Friday, 28 October 2005
Alvarado F and Atria (Hotel Albuquerque at Old Town)
Remko Uijlenhoet, Wageningen Univ., Wageningen, Netherlands; and H. Leijnse, A. Berne, C. Unal, and H. Russchenberg
The Cabauw Experimental Site for Atmospheric Research (CESAR) is the national atmospheric remote sensing facility of The Netherlands. Several major Dutch universities and research institutes involved in atmospheric and land surface research have formed a research consortium and carry out collaborative research at CESAR (~ 25 km SW of Utrecht). One of the focal points of CESAR is the long-term monitoring of the macro- and microstructure of precipitation, with a view to an improved process representation in regional weather and climate models, and to provide a ground validation site for planned satellite precipitation missions (e.g.

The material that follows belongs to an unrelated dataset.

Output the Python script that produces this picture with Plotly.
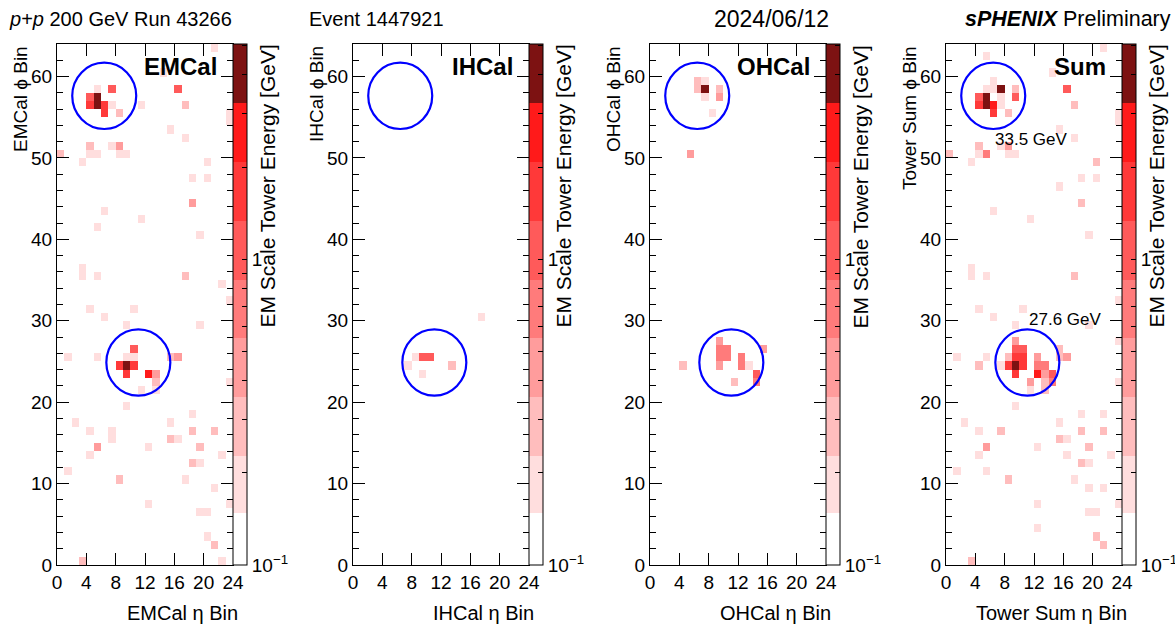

GPM). The development of improved rainfall retrieval algorithms for operational weather radars and atmospheric research radars is one of the central activities in this endeavour.
Here we focus on detailed comparisons of time series of Doppler spectral moments as measured by the 3 GHz doppler-polarimetric Transportable Atmospheric Research Radar (TARA) and several types of disdrometers (impact-, optical-, and video-) and a local rain gauge network during rainfall experiments organized at CESAR, in particular the CESAR Rainfall Experiment 2002 (C-Rex'02, Fall 2002) and the Baltex Bridge Cloud campaign, phase II (BBC-2, May 2003). We discuss the influence of sampling errors on disdrometer estimates of the Doppler spectral moments and the influence of the vertical wind and turbulence on radar measurements of these moments. Finally, we employ the measured time series to test a recently proposed rainfall retrieval algorithm based on Doppler spectral moments (Uijlenhoet et al., this conference).